A Natureza Interpretativa das Ideias: Por que a Propriedade Intelectual Nega a Essência do Conhecimento

Existe uma ilusão recorrente na forma como tratamos a autoria: a de que uma ideia pode ser possuída. Como se fosse possível cercá-la, nomeá-la e protegê-la com cadeado. É daí que nasce a noção de propriedade intelectual. Mas o que acontece com uma ideia quando ela é compartilhada? O que exatamente está sendo protegido?

Minha proposta é simples. Uma ideia só é minha enquanto está na minha cabeça. A partir do momento em que a expresso, seja em um quadro, num texto, numa música ou num trecho de código, ela já não me pertence no mesmo sentido. Ninguém que a consome acessa o que existe em mim da mesma forma. Toda recepção é interpretação. Toda interpretação é, por si só, uma criação.

O conhecimento não é transmitido como se transmite um objeto. Piaget mostrou que o saber é construído internamente pelo sujeito, a partir da interação com o meio. Vygotsky foi além e defendeu que todo desenvolvimento intelectual é mediado por linguagem e contexto social. Ninguém recebe uma ideia pronta. Um livro não transfere o que penso, apenas facilita que o outro construa algo a partir do que leu. Um professor não entrega saber, mas orienta a construção do saber pelo aluno.

Isso vale para toda forma de expressão. Quando alguém lê o que escrevo, o que compreende não é exatamente o que pensei. O leitor reconstrói a ideia com suas próprias categorias, linguagem e experiências. Hans-Georg Gadamer afirma que toda interpretação é um diálogo entre horizontes, o do autor e o do leitor. Mas esses horizontes nunca se fundem completamente. Sempre há distância. E é nesse espaço que nascem novas ideias.

Por isso, não é correto dizer que uma ideia permanece intacta quando circula. A obra pode ser a mesma, mas o significado é outro. A interpretação é inevitavelmente singular. Wittgenstein reconheceu isso ao afirmar que o significado de uma palavra está em seu uso. Uma pintura como o Abaporu, por exemplo, pode não ter exigido técnica refinada ou esforço prolongado. Mesmo assim, isso é irrelevante. O valor está no impacto, na leitura que provoca, no mundo interno que desperta. E esse mundo será sempre diferente para cada pessoa.

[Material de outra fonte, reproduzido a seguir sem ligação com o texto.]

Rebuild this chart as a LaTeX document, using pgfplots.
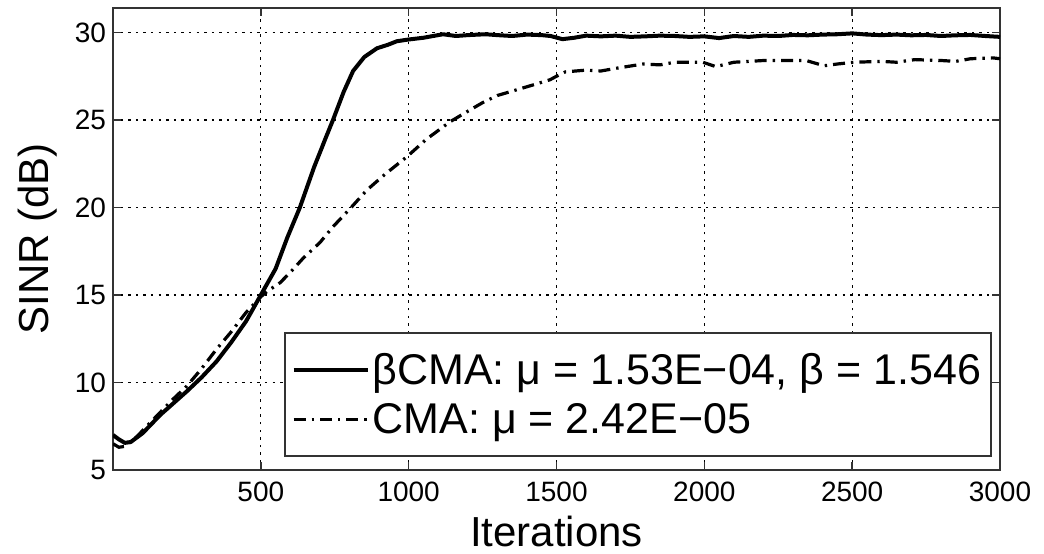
\documentclass[border=0pt]{standalone}
\usepackage{fontspec}
\setmainfont{Liberation Sans}
\usepackage{pgfplots}
\pgfplotsset{compat=1.18}

% SINR convergence
\pgfplotstableread{
x y
0 7.0
20 6.75
40 6.55
60 6.6
80 6.85
100 7.1
120 7.45
160 8.15
200 8.75
250 9.5
300 10.3
350 11.2
400 12.3
450 13.5
500 15.0
550 16.5
590 18.3
632 20.0
680 22.3
720 24.0
744 25.0
780 26.6
812 27.8
850 28.6
893 29.1
930 29.3
960 29.5
1000 29.6
1050 29.7
1116 29.9
1160 29.8
1200 29.85
1260 29.9
1300 29.85
1350 29.8
1400 29.88
1450 29.85
1480 29.8
1520 29.62
1560 29.7
1600 29.82
1650 29.78
1700 29.82
1750 29.75
1800 29.78
1850 29.82
1900 29.8
1950 29.75
2000 29.78
2050 29.68
2100 29.8
2150 29.75
2200 29.82
2250 29.8
2300 29.86
2350 29.84
2400 29.88
2450 29.9
2500 29.95
2550 29.88
2600 29.85
2650 29.88
2700 29.84
2750 29.86
2800 29.8
2850 29.84
2900 29.86
2950 29.8
3000 29.75
}\bcma

\pgfplotstableread{
x y
0 6.5
20 6.3
40 6.35
80 6.9
120 7.6
160 8.3
200 9.0
250 9.8
300 10.8
350 11.9
400 12.9
450 14.0
500 14.9
521 15.2
565 15.7
600 16.3
643 17.1
700 18.0
744 18.9
800 19.9
859 21.0
920 21.9
994 22.9
1060 23.9
1140 24.9
1200 25.5
1251 26.0
1300 26.4
1360 26.7
1420 27.0
1478 27.3
1500 27.5
1530 27.75
1600 27.85
1650 27.8
1700 27.95
1793 28.2
1850 28.15
1900 28.3
1995 28.3
2039 28.05
2100 28.3
2150 28.35
2202 28.4
2300 28.4
2344 28.4
2405 28.1
2450 28.2
2506 28.3
2600 28.35
2650 28.3
2712 28.45
2800 28.4
2850 28.35
2900 28.5
2976 28.55
3000 28.5
}\cma

\begin{document}
\begin{tikzpicture}
\begin{axis}[
    scale only axis,
    width=443.5pt,
    height=231pt,
    xmin=0, xmax=3000,
    ymin=5, ymax=31.4,
    xtick={500,1000,...,3000},
    ytick={5,10,...,30},
    /pgf/number format/assume math mode=true,
    /pgf/number format/set thousands separator={},
    tick label style={font=\fontsize{14}{16}\selectfont},
    xticklabel style={yshift=-2.5pt},
    xlabel={Iterations},
    ylabel={SINR (dB)},
    label style={font=\fontsize{21}{25}\selectfont},
    xlabel style={at={(axis description cs:0.5,0)}, anchor=center, yshift=-30.5pt},
    ylabel style={at={(axis description cs:0,0.5)}, anchor=center, yshift=37.5pt},
    axis line style={black!80, line width=0.9pt},
    tick align=inside,
    major tick length=4pt,
    tick style={black!80, line width=0.7pt},
    xtick pos=both, ytick pos=both,
    grid=major,
    major grid style={black, line width=0.6pt, dash pattern=on 1.2pt off 2.6pt},
    legend style={
        at={(rel axis cs:0.991,0.028)}, anchor=south east,
        draw=black!80, line width=0.9pt, fill=white,
        font=\fontsize{21.5}{25}\selectfont,
        inner xsep=3.5pt, inner ysep=8pt,
        nodes={inner xsep=1.5pt},
        row sep=4pt,
    },
    legend cell align=left,
    legend image code/.code={\draw[#1] (0pt,0pt) -- (37pt,0pt);},
]
\addplot[black, line width=2pt, line join=round] table {\bcma};
\addlegendentry{βCMA: μ = 1.53E−04, β = 1.546}
\addplot[black, line width=1.6pt, dash pattern=on 6pt off 3pt on 1.2pt off 3pt] table {\cma};
\addlegendentry{CMA: μ = 2.42E−05}
\end{axis}
\pgfresetboundingbox
\path[use as bounding box] ([shift={(-56.5pt,-41.5pt)}]current axis.south west) rectangle ([shift={(22pt,4pt)}]current axis.north east);
\end{tikzpicture}
\end{document}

A defesa comum da propriedade intelectual apela para o esforço, a originalidade ou o tempo dedicado pelo autor. Mas esse critério é subjetivo e seletivo. Existem obras feitas em minutos que têm impacto eterno. Existem códigos simples que mudaram o mundo. Existem artes de aparência banal que geram debates profundos. E, acima de tudo, não existe obra absolutamente original. Kropotkin já dizia que a criação intelectual é sempre coletiva, mesmo quando expressa individualmente. Ninguém cria do nada. Toda criação parte de influências, referências e redes históricas de pensamento.

Tentar controlar uma ideia depois que ela foi expressa é negar sua natureza. Ideias são, por essência, interpretáveis, mutáveis e comunais. Michel Foucault, ao refletir sobre a figura do autor, sugeriu que a autoria é um mecanismo de controle discursivo. Ela não marca apenas quem criou, mas impõe limites sobre como os discursos podem circular.

A propriedade intelectual transforma ideias, que são naturalmente férteis e compartilháveis, em mercadorias. Torna o conhecimento escasso e controlado. Mas essa escassez é artificial. Proudhon dizia que propriedade é roubo, e nesse caso, trata-se do roubo da possibilidade de outros criarem a partir do que receberam. A ideia expressa não é mais minha. É nossa. Não no sentido jurídico, mas no sentido epistêmico. Aquilo que você entendeu do que escrevi já é diferente do que eu quis dizer. E o que você fará com isso será ainda mais distinto.

Uma ideia que não pode ser transformada por outros é uma ideia morta. A única forma de mantê-la viva é permitir que ela gere outras, mesmo que escapem do meu controle.

Propriedade intelectual é um rótulo que tenta congelar o que, por natureza, é dinâmico. Quando se trata de ideias, controle gera estagnação. Liberdade gera fertilidade.